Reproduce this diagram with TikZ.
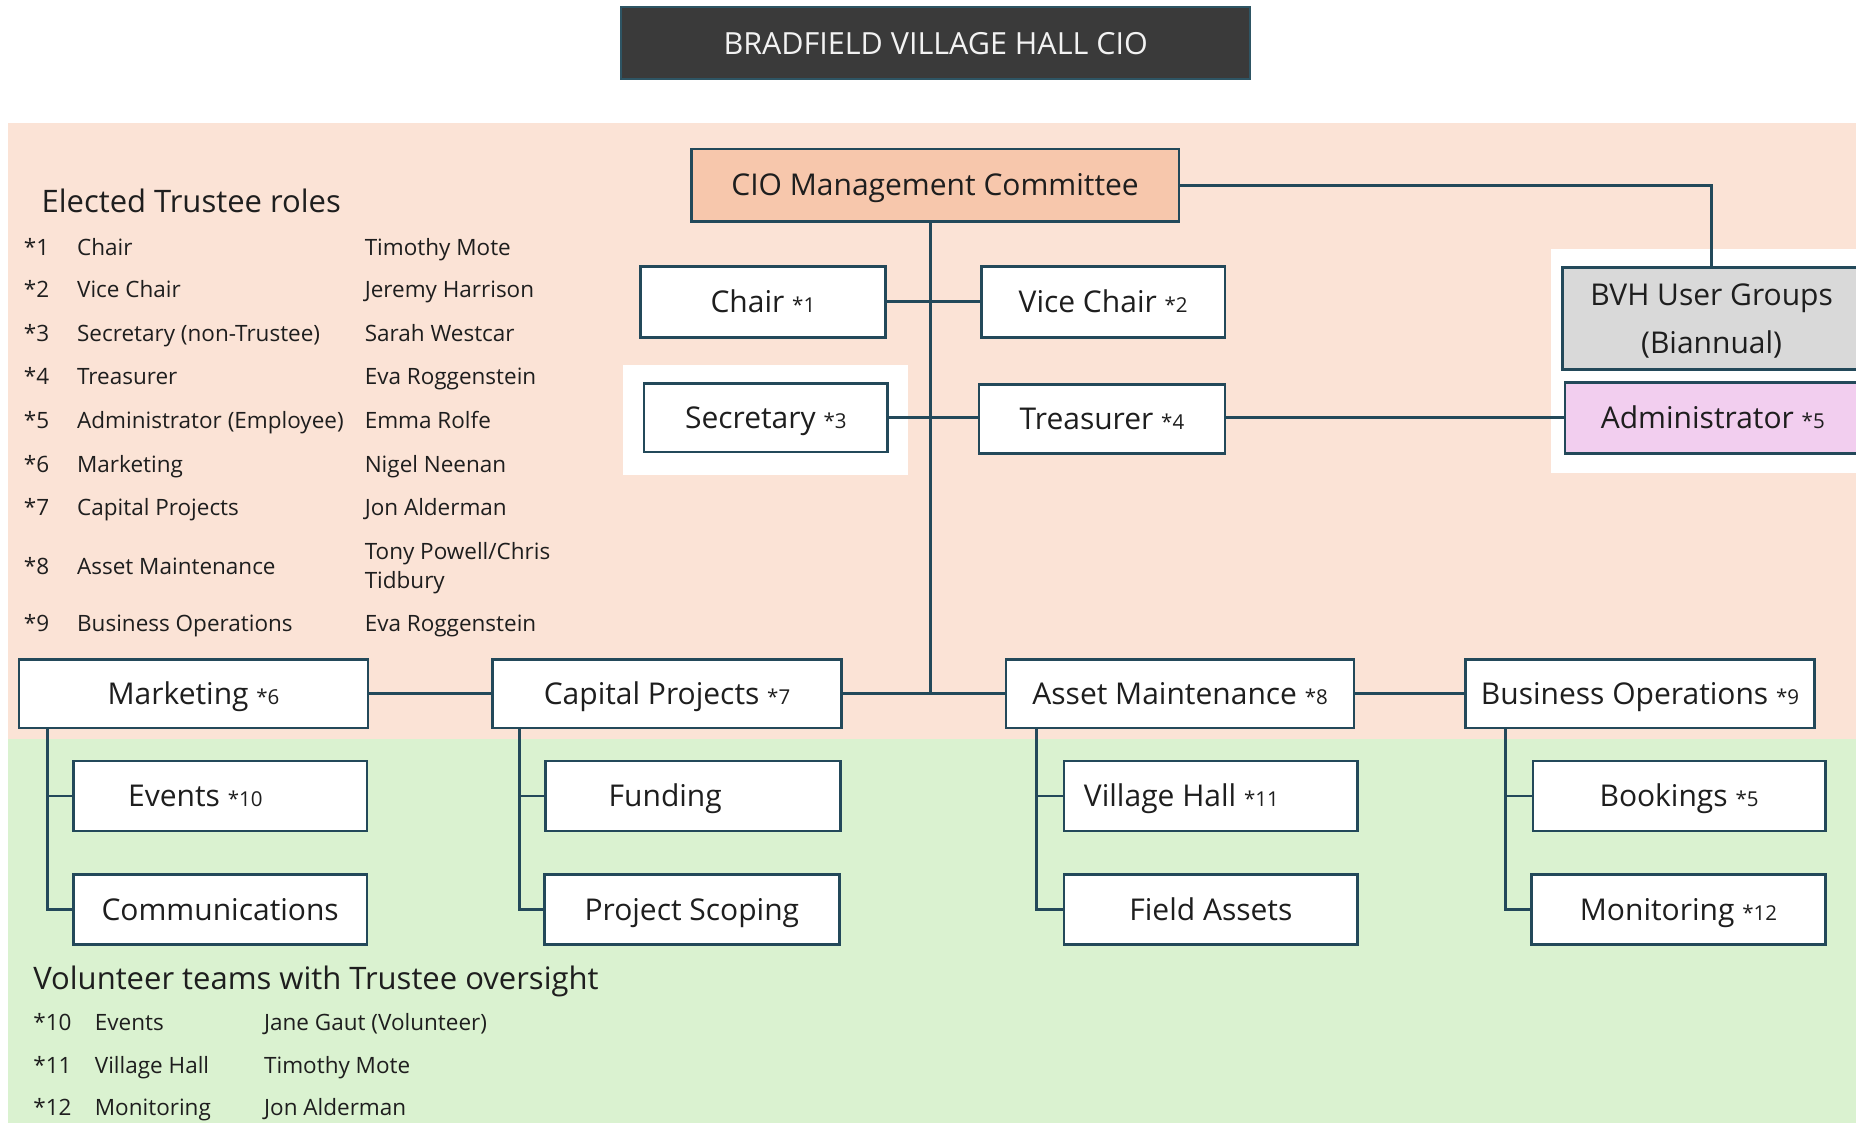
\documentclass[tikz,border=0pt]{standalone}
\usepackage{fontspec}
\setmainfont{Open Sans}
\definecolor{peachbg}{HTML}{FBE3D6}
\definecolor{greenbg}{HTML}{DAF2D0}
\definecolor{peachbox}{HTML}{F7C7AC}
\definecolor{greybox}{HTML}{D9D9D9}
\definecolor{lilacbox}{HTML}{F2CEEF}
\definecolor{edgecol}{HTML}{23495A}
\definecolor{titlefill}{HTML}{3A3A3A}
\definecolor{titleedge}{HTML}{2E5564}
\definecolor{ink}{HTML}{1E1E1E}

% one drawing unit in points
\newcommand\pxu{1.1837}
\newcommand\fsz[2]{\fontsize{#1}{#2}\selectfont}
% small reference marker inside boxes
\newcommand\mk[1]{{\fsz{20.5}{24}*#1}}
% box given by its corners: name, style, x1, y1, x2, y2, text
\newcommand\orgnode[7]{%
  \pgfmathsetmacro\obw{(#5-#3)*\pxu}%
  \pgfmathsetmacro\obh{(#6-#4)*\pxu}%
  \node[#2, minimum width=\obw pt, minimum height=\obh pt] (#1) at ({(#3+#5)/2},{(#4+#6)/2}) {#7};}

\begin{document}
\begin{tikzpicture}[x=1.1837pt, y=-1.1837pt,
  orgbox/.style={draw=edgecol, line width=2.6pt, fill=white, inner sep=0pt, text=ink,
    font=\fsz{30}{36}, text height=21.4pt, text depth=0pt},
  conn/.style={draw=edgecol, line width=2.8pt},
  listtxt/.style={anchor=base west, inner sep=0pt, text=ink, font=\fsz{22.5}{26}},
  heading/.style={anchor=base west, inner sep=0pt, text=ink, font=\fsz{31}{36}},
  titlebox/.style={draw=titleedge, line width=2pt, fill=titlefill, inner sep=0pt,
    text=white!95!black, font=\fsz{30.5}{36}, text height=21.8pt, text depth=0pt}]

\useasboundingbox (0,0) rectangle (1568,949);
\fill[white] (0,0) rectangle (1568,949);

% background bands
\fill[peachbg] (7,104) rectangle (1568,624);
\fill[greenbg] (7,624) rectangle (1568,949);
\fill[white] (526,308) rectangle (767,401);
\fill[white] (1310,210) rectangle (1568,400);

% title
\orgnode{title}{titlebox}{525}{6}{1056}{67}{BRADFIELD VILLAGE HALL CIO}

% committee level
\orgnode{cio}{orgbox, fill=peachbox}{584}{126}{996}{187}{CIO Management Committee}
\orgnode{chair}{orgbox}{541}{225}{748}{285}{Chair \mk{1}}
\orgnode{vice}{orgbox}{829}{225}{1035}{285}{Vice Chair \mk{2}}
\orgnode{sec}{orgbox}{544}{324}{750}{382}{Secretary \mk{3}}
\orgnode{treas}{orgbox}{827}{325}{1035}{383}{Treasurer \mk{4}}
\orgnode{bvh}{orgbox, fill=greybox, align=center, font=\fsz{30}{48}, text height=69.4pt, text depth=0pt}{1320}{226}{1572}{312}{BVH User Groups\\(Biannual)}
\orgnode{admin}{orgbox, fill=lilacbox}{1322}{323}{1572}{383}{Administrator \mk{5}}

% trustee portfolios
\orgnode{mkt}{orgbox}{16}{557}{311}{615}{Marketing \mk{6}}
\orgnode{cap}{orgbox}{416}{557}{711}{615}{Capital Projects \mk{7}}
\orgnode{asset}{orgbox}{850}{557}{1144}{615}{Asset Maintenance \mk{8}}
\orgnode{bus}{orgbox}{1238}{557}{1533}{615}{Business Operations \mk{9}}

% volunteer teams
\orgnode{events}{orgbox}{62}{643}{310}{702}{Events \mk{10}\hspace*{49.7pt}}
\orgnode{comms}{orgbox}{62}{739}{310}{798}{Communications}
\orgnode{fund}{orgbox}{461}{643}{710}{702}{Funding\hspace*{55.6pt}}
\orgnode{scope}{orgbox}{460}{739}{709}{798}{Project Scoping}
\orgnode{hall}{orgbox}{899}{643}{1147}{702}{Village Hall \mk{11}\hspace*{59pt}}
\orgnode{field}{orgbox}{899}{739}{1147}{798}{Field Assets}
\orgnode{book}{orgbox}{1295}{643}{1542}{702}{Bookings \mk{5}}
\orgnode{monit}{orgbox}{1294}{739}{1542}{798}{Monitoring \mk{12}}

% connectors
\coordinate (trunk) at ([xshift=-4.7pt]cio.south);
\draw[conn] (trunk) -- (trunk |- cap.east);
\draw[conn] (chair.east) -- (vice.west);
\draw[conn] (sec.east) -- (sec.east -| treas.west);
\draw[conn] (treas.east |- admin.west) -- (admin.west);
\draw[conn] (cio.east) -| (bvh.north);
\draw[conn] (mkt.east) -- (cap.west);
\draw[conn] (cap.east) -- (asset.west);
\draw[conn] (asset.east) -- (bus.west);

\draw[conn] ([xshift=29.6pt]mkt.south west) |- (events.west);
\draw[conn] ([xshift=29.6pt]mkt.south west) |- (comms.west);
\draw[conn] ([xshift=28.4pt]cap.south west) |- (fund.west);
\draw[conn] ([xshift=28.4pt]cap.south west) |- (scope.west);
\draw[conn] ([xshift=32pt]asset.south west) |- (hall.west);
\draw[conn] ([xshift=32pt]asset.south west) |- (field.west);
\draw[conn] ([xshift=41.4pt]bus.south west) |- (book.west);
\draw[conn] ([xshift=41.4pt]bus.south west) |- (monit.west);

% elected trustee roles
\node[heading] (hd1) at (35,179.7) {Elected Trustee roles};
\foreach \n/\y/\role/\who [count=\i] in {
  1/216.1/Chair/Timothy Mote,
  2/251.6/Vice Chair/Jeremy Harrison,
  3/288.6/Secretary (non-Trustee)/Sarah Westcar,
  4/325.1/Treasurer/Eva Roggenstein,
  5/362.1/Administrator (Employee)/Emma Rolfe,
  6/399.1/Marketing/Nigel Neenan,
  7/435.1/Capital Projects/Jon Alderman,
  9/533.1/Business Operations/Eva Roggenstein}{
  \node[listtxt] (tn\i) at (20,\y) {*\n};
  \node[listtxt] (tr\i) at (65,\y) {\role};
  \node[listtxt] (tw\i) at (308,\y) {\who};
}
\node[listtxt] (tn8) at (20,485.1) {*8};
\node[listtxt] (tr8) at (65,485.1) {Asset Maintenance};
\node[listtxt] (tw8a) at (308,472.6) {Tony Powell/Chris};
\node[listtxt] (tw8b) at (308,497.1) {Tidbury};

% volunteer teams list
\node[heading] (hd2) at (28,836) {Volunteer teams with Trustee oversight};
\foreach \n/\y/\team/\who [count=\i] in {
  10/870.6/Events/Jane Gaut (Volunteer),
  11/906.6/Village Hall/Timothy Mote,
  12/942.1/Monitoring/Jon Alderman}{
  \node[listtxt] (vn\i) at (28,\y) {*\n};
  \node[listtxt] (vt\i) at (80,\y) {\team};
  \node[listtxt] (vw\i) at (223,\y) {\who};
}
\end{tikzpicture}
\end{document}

■ ■ ■ ■ ■

§ **Request**: Pull every line containing the word "with" out of the material and copy it.

§ **Output**:
Reproduce this diagram with TikZ.
\node[heading] (hd2) at (28,836) {Volunteer teams with Trustee oversight};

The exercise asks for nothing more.